For the third and final round, "3 Blind Twice", one player enters a soundproof booth and the other stays outside. Both players are asked three questions separately. If both answer correctly, their money is tripled. If only one answers correctly, they receive their money earned after the second round. If no one answers correctly, they go home with nothing.

Catherine and Margaret both answer the first two questions correctly. For the third question, Catherine answers correctly, and Margaret answers wrongly. During the round, it is implied that Margaret has been exhibiting controlling behaviour towards Catherine, and that Catherine has telepathic powers which she has been using for the whole show.

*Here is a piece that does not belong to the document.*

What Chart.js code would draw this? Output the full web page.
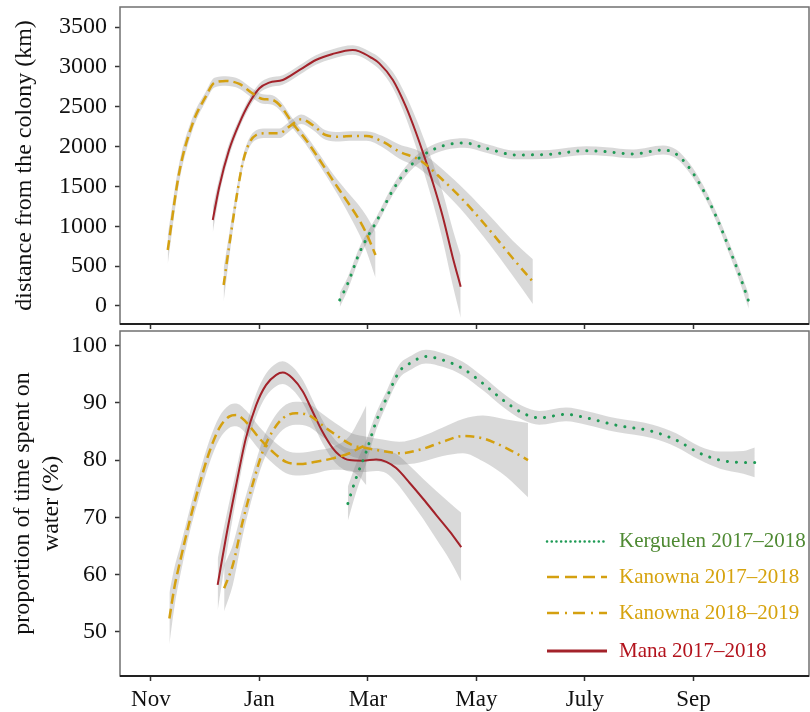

While Mack narrates the conclusion to the show, Margaret slams the booth's door open. Catherine, using telekinesis, closes the door and traps Margaret inside. Margaret yells that "[t]he doctors were right. I should have destroyed you when you were born." Catherine then makes Margaret's head explode and blood splatters everywhere inside the booth, the audience panic and Mack runs off the stage saying "get the producers out of here no-" before it's interrupted by a loud bleeping noise, then the epsiode ends as 3 By 3's ending theme slowly transitions into the Inside No. 9 ending theme, revealing that 3 By 3 was just the replacement episode for Hold On Tight.

==Reaction==
When "3 by 3" was broadcast instead of "Hold on Tight!", there were complaints on social media, with some viewers switching channels not realising that they were victims of a hoax. Others found clues to "3 by 3" as the real episode, such as the title of the episode being a product: 3 × 3 = 9. There were also references to other Inside No. 9 episodes such as "The Trial of Elizabeth Gadge".

Filmed at dock10 studios in a virtual studio, the episode was shortlisted for two Broadcast Tech Awards: Best Innovation Project and Best Use Of Virtual Production/Studios.

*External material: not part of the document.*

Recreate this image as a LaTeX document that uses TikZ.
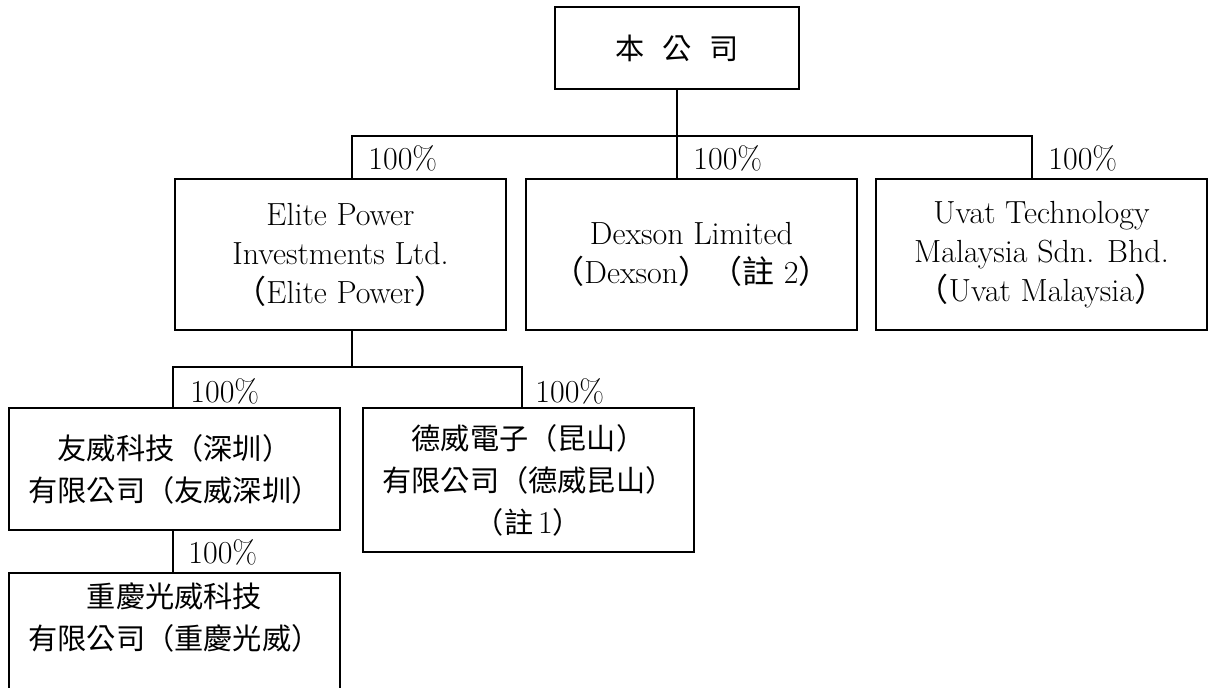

The hoax was compared to another similar episode of Inside No. 9, "Dead Line", which had been billed as a live episode broadcast especially for Halloween, about a man who receives phone calls from the dead, which in fact was a trick, the real story of the episode veering wildly off-course into a story about the broadcast being overrun by spirits haunting the TV studio and starring Shearsmith and Pemberton as themselves. Juliette Harrisson writing for Den of Geek argued that both of these hoaxes were an example of tricks that could only be performed on broadcast television rather than streaming services, saying that they best work when people are made to watch them at certain times as part of a schedule.

Writing on Twitter, Askwith said that being part of the hoax was, "a hard secret to keep", adding it was "interesting to watch the anger and despair turn to delight" as the real episode aired.

Some fans of Inside No. 9 remained convinced that "Hold on Tight!" was a real episode and would appear on television at some point. After Series 8 ended, BBC Two scheduled a repeat of Series 7 episode "Mr. King" to air on 1 June 2023, but some fans believed this may have been another trick and instead "Hold on Tight!" would be broadcast. Ultimately, it was "Mr. King" that was shown.

==Reprisal==
"Hold on Tight!" was referenced in the Inside No. 9 finale, "Plodding On", which is set in a wrap party for the series and sees the actors playing versions of themselves. One scene sees Askwith in a toilet with Shearsmith, suggesting ideas to make the episode real, including writing his own script. At the end of the episode, Shearsmith and Pemberton contemplate their futures, with Shearsmith planning to continue their relationship with a police comedy drama called "Plodding On" and Pemberton getting a chance to star in an American drama for Amazon. Shearsmith suggests a third way, which leads to the episode's credits being filmed in the style of "Hold on Tight!" The credits star the main actors in "Plodding On"; Shearsmith, Pemberton, Sian Gibson, Amanda Abbington, Katherine Parkinson (with both Abbington's and Parkinson's names switched due to their likeness in appearance), Askwith, Tim Key, Rosie Cavaliero and Nick Mohammed.